CNN cited an unnamed law enforcement source who said Ullah said he was upset with an unspecified “incursion into Gaza.” The New York Times reported that he told investigators that he set off the bomb in retaliation for U.S. airstrikes on ISIS targets in Syria and elsewhere, while NBC cited law enforcement officials as saying he did it in the name of ISIS to avenge the deaths of Muslims around the world.

The Washington Post reported that a pro-Islamic State media group, Maqdisi Media, publicized that the attack was carried out in response to President Donald Trump’s announcement last week that the United States recognizes Jerusalem as Israel’s capital, citing the SITE Intelligence Group, which monitors extremist activity.
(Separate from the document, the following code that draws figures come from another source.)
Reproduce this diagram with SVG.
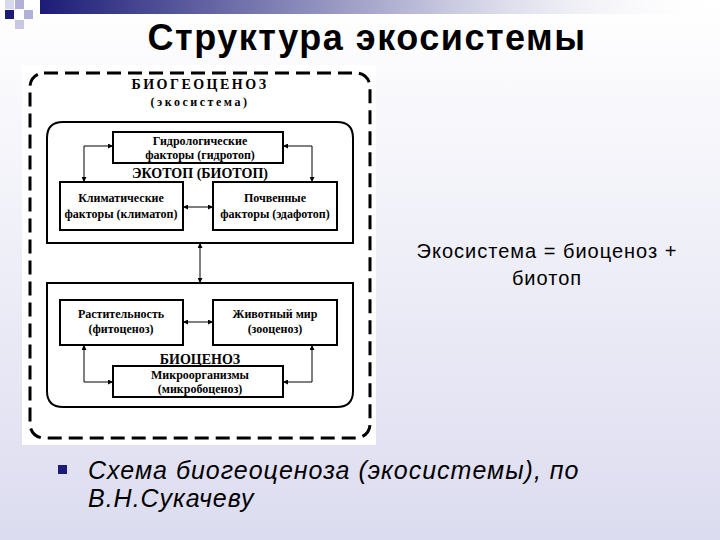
<svg xmlns="http://www.w3.org/2000/svg" width="720" height="540" viewBox="0 0 720 540">
<defs>
<linearGradient id="bg" x1="0" y1="0" x2="0" y2="1"><stop offset="0" stop-color="#ffffff"/><stop offset="1" stop-color="#dcdcf0"/></linearGradient>
<linearGradient id="bar" x1="0" y1="0" x2="1" y2="0"><stop offset="0" stop-color="#1c1c78"/><stop offset="0.6" stop-color="#c8c8e0"/><stop offset="1" stop-color="#ffffff" stop-opacity="0"/></linearGradient>
<marker id="a" viewBox="0 0 6 6" refX="6" refY="3" markerWidth="5" markerHeight="5" orient="auto-start-reverse"><path d="M0,0L6,3L0,6z" fill="#000"/></marker>
<style>
.b{fill:#fff;stroke:#000;stroke-width:2}
.t{font-family:"Liberation Serif",serif;font-weight:bold;font-size:12px;text-anchor:middle;fill:#000}
.h{font-family:"Liberation Serif",serif;font-weight:bold;font-size:14px;text-anchor:middle;fill:#000}
.c{fill:none;stroke:#000;stroke-width:1;marker-start:url(#a);marker-end:url(#a)}
</style>
</defs>
<rect width="720" height="540" fill="url(#bg)"/>
<rect x="40" y="0" width="680" height="14" fill="url(#bar)"/>
<rect x="5" y="10" width="9" height="9" fill="#1c1c78"/>
<rect x="15" y="0" width="9" height="9" fill="#b0b0d8"/>
<rect x="24" y="10" width="9" height="9" fill="#b0b0d8"/>
<rect x="15" y="20" width="9" height="9" fill="#c8c8e4"/>
<rect x="5" y="0" width="9" height="9" fill="#d8d8ec"/>
<text x="367" y="50" font-family="Liberation Sans,Arial,sans-serif" font-weight="bold" font-size="36" text-anchor="middle" fill="#000" letter-spacing="1.5">Структура экосистемы</text>
<rect x="22" y="65" width="354" height="380" fill="#fff"/>
<g id="outer">
<rect x="30" y="73" width="340" height="365" rx="14" fill="none" stroke="#000" stroke-width="3" stroke-dasharray="14,7"/>
<text x="200" y="89" class="h" letter-spacing="2.5">БИОГЕОЦЕНОЗ</text>
<text x="200" y="106" class="t" letter-spacing="2.5">(экосистема)</text>
</g>
<g id="ecotop">
<path d="M47,243V138Q47,122 63,122H337Q353,122 353,138V243Z" class="b" stroke-width="3"/>
<text x="200" y="178" class="h">ЭКОТОП (БИОТОП)</text>
</g>
<g id="hydro"><rect x="113" y="132" width="170" height="31" class="b"/><text x="200" y="145" class="t">Гидрологические</text><text x="200" y="159" class="t">факторы (гидротоп)</text></g>
<g id="clim"><rect x="60" y="182" width="123" height="48" class="b"/><text x="121" y="202" class="t">Климатические</text><text x="121" y="218" class="t">факторы (климатоп)</text></g>
<g id="soil"><rect x="213" y="182" width="124" height="48" class="b"/><text x="275" y="202" class="t">Почвенные</text><text x="275" y="218" class="t">факторы (эдафотоп)</text></g>
<g id="biocen">
<path d="M47,283H353V391Q353,407 337,407H63Q47,407 47,391Z" class="b" stroke-width="3"/>
<text x="200" y="364" class="h">БИОЦЕНОЗ</text>
</g>
<g id="veg"><rect x="60" y="300" width="123" height="45" class="b"/><text x="121" y="318" class="t">Растительность</text><text x="121" y="333" class="t">(фитоценоз)</text></g>
<g id="anim"><rect x="213" y="300" width="124" height="45" class="b"/><text x="275" y="318" class="t">Животный мир</text><text x="275" y="333" class="t">(зооценоз)</text></g>
<g id="micro"><rect x="113" y="366" width="170" height="31" class="b"/><text x="200" y="379" class="t">Микроорганизмы</text><text x="200" y="393" class="t">(микробоценоз)</text></g>
<g id="connectors">
<path class="c" d="M113,146H84V182"/>
<path class="c" d="M283,146H312V182"/>
<path class="c" d="M183,207H213"/>
<path class="c" d="M200,243V283"/>
<path class="c" d="M183,322H213"/>
<path class="c" d="M84,345V382H113"/>
<path class="c" d="M312,345V382H283"/>
</g>
<g font-family="Liberation Sans,Arial,sans-serif" font-size="20" text-anchor="middle" fill="#000" letter-spacing="1">
<text x="547" y="258">Экосистема = биоценоз +</text>
<text x="547" y="285">биотоп</text>
</g>
<rect x="58" y="465" width="9" height="9" fill="#1c1c78"/>
<g font-family="Liberation Sans,Arial,sans-serif" font-size="25" font-style="italic" fill="#000" letter-spacing="1">
<text x="88" y="479">Схема биогеоценоза (экосистемы), по</text>
<text x="88" y="507">В.Н.Сукачеву</text>
</g>
</svg>
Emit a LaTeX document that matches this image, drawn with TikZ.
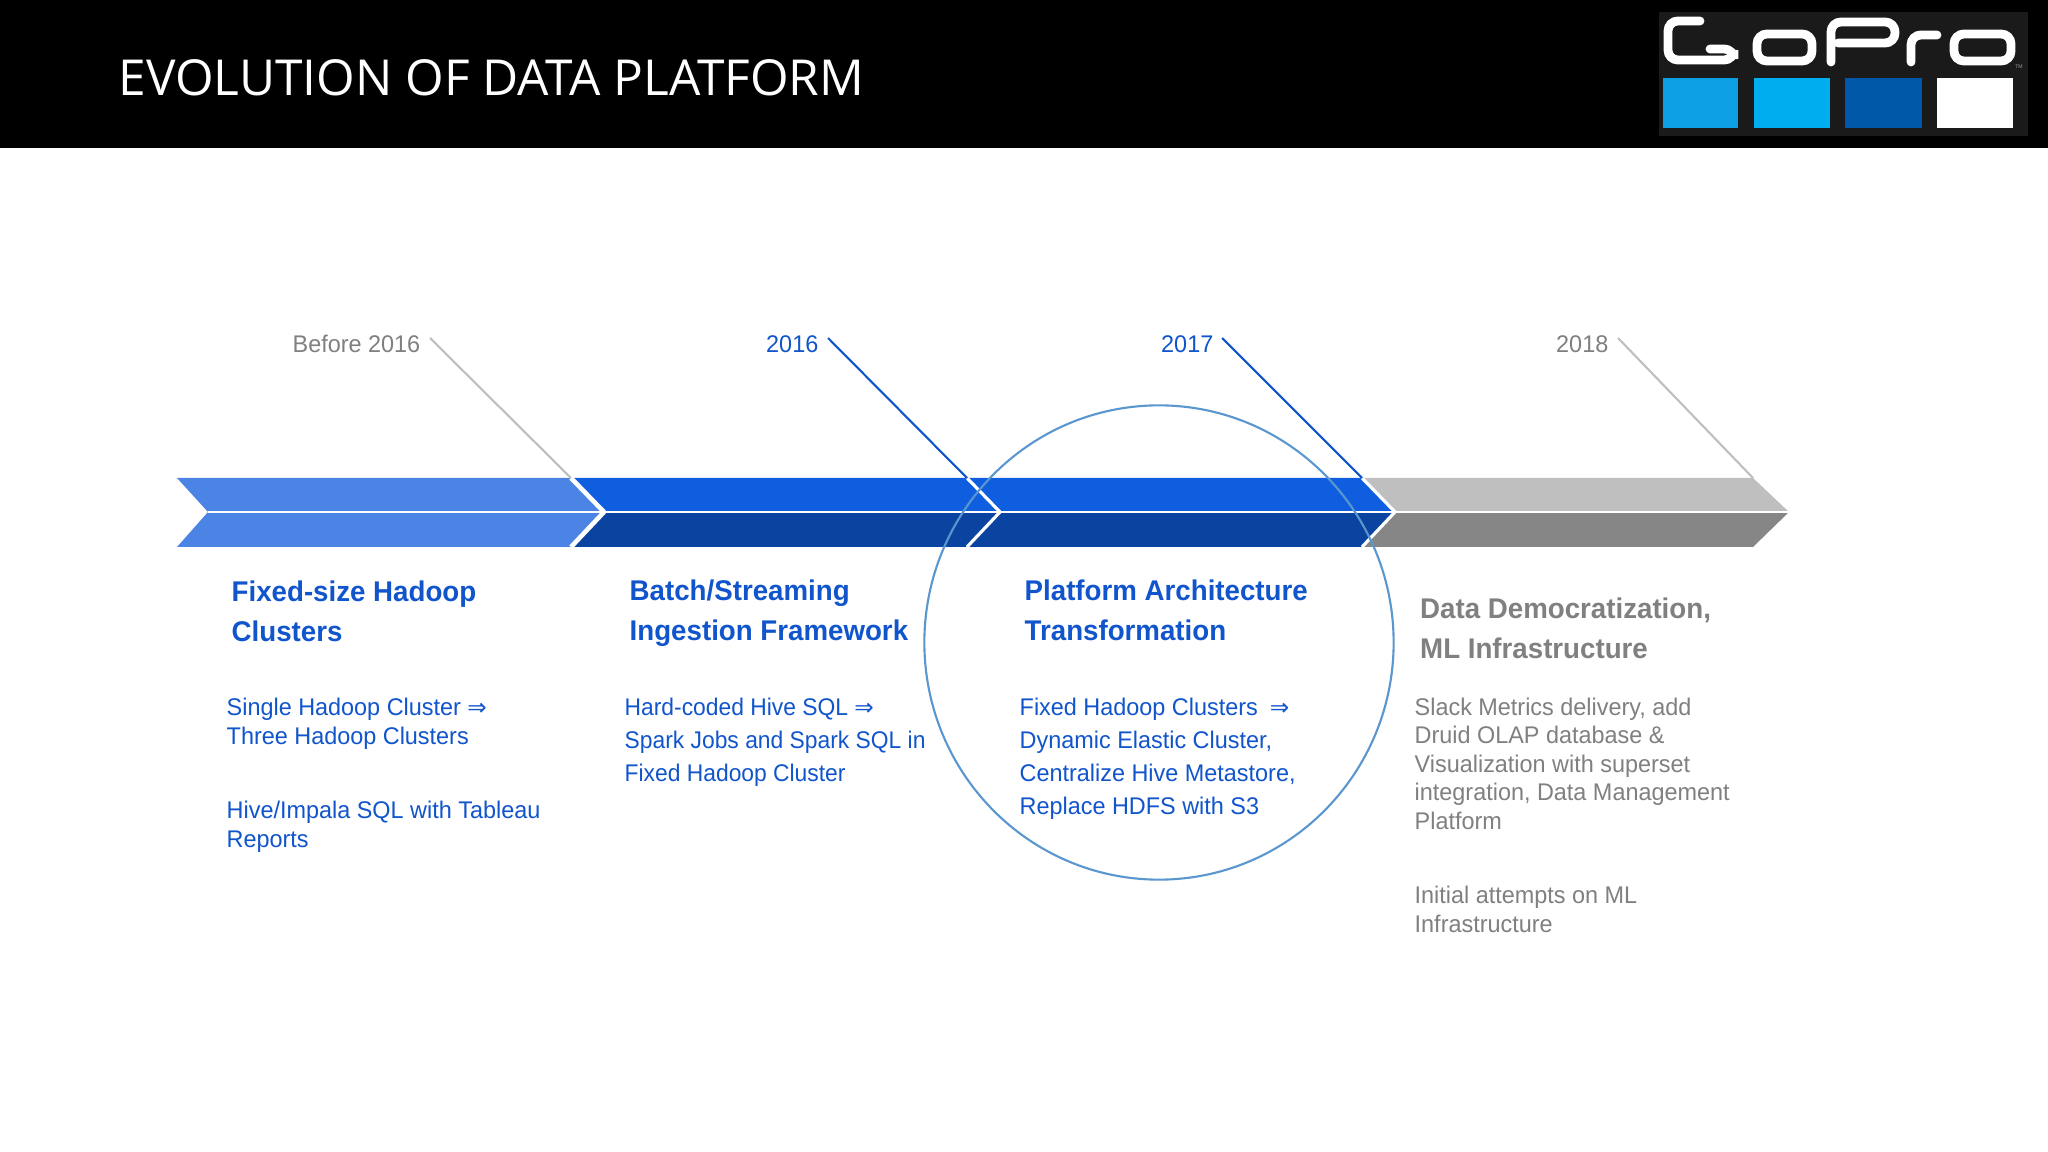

Ullah has lived in the United States for seven years after entering as part of a visa program available to those with relatives who are U.S. citizens. He reportedly has never appeared on a terror watchlist in Bangladesh.

Police on Monday raided the family home and questioned Ullah’s wife, Jannatul Ferdous Piya, 25, and her father. Investigators believe he acted alone, however.

At a news conference Monday, New York Mayor Bill de Blasio called the attack on the subway system “incredibly upsetting.”

“And let’s also be clear,” he said, “this was an attempted terrorist attack. Thank God the perpetrator did not achieve his ultimate goals.”